Convolution-Transformer Adaptive Fusion Network for Hyperspectral Image Classification

Abstract

Hyperspectral image (HSI) classification is an important but challenging topic in the field of remote sensing and earth observation. By coupling the advantages of convolutional neural network (CNN) and Transformer model, the CNN–Transformer hybrid model can extract local and global features simultaneously and has achieved outstanding performance in HSI classification. However, most of the existing CNN–Transformer hybrid models use artificially specified hybrid strategies, which have poor generalization ability and are difficult to meet the requirements of recognizing fine-grained objects in HSI of complex scenes. To overcome this problem, we proposed a convolution–Transformer adaptive fusion network (CTAFNet) for pixel-wise HSI classification. A local–global fusion feature extraction unit, called the convolution–Transformer adaptive fusion kernel, was designed and integrated into the CTAFNet. The kernel captures the local high-frequency features using a convolution module and extracts the global and sequential low-frequency information using a Transformer module.

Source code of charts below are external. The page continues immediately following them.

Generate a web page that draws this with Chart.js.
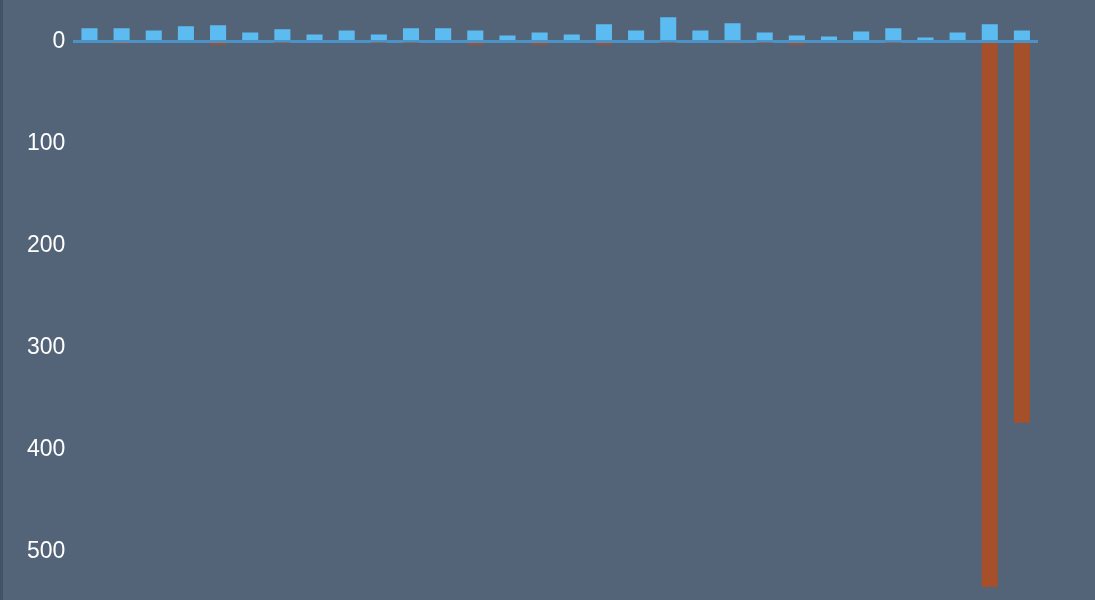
<!DOCTYPE html>
<html>
<head>
<meta charset="utf-8">
<script src="https://cdn.jsdelivr.net/npm/chart.js@4.4.1/dist/chart.umd.min.js"></script>
<style>
  html, body { margin: 0; padding: 0; background: #536479; }
  body { width: 1095px; height: 600px; overflow: hidden; border-left: 3px solid #435166; box-sizing: border-box; position: relative; }
  #wrap { position: absolute; left: 0; top: -22px; width: 1092px; height: 646px; }
</style>
</head>
<body>
<div id="wrap"><canvas id="myChart"></canvas></div>
<script>
'use strict';
let categories = ['1','2','3','4','5','6','7','8','9','10','11','12','13','14','15',
                  '16','17','18','19','20','21','22','23','24','25','26','27','28','29','30'];
// blue bars go up (negative values on the reversed axis)
let blueValues = [-13,-13,-11,-15,-16,-9,-12,-7,-11,-7,-13,-13,-11,-6,-9,
                  -7,-17,-11,-24,-11,-18,-9,-6,-5,-10,-13,-4,-9,-17,-11];
let orangeValues = [0,2,0,0,3,0,1,0,0,1,1,0,3,0,3,
                    0,3,0,1,0,2,1,3,0,0,1,0,0,535,374];
let yTicks = [0,100,200,300,400,500];

let ctx = document.getElementById('myChart').getContext('2d');
let chart = new Chart(ctx, {
  type: 'bar',
  data: {
    labels: categories,
    datasets: [
      {
        label: 'blue',
        backgroundColor: '#5cbcf2',
        data: blueValues,
        barPercentage: 0.5,
        categoryPercentage: 1
      },
      {
        label: 'orange',
        backgroundColor: '#a5502a',
        data: orangeValues,
        barPercentage: 0.5,
        categoryPercentage: 1
      }
    ]
  },
  options: {
    responsive: true,
    maintainAspectRatio: false,
    animation: false,
    layout: { padding: { left: 16, right: 57, top: 0, bottom: 0 } },
    plugins: { legend: { display: false }, tooltip: { enabled: false } },
    scales: {
      x: {
        stacked: true,
        display: false
      },
      y: {
        stacked: true,
        reverse: true,
        min: -41,
        max: 550,
        afterBuildTicks: function (axis) {
          axis.ticks = yTicks.map(function (v) { return { value: v }; });
        },
        ticks: {
          color: '#ffffff',
          padding: 8,
          font: { family: 'Liberation Sans, Arial, sans-serif', size: 23 }
        },
        border: { display: false },
        grid: {
          drawTicks: false,
          color: function (c) { return c.tick && c.tick.value === 0 ? '#4b93c6' : 'rgba(0,0,0,0)'; },
          lineWidth: function (c) { return c.tick && c.tick.value === 0 ? 3 : 0; }
        }
      }
    }
  }
});
</script>
</body>
</html>
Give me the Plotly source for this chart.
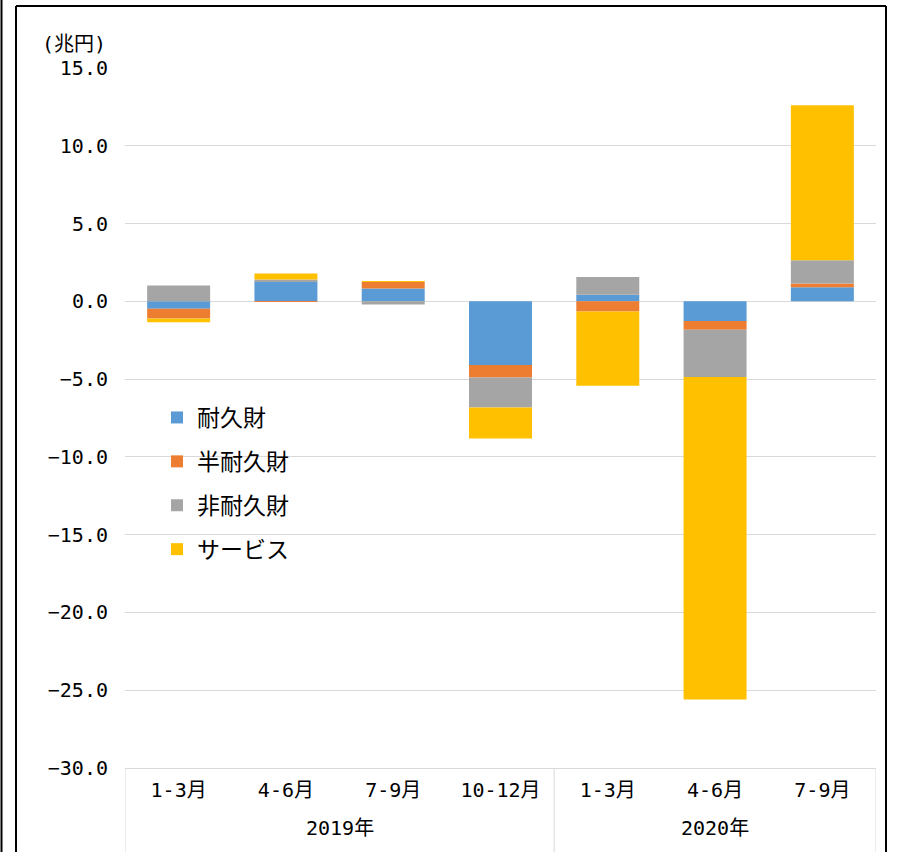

We developed an adaptive feature fusion strategy to fuse the local high-frequency and global low-frequency features to obtain a robust and discriminative representation of the HSI data. An encoder–decoder structure was adopted in the CTAFNet to improve the flow of fused local–global information between different stages, thus ensuring the generalization ability of the model. Experimental results conducted on three large-scale and challenging HSI datasets demonstrate that the proposed network is superior to nine state-of-the-art approaches. We highlighted the effectiveness of adaptive CNN–Transformer hybrid strategy in HSI classification.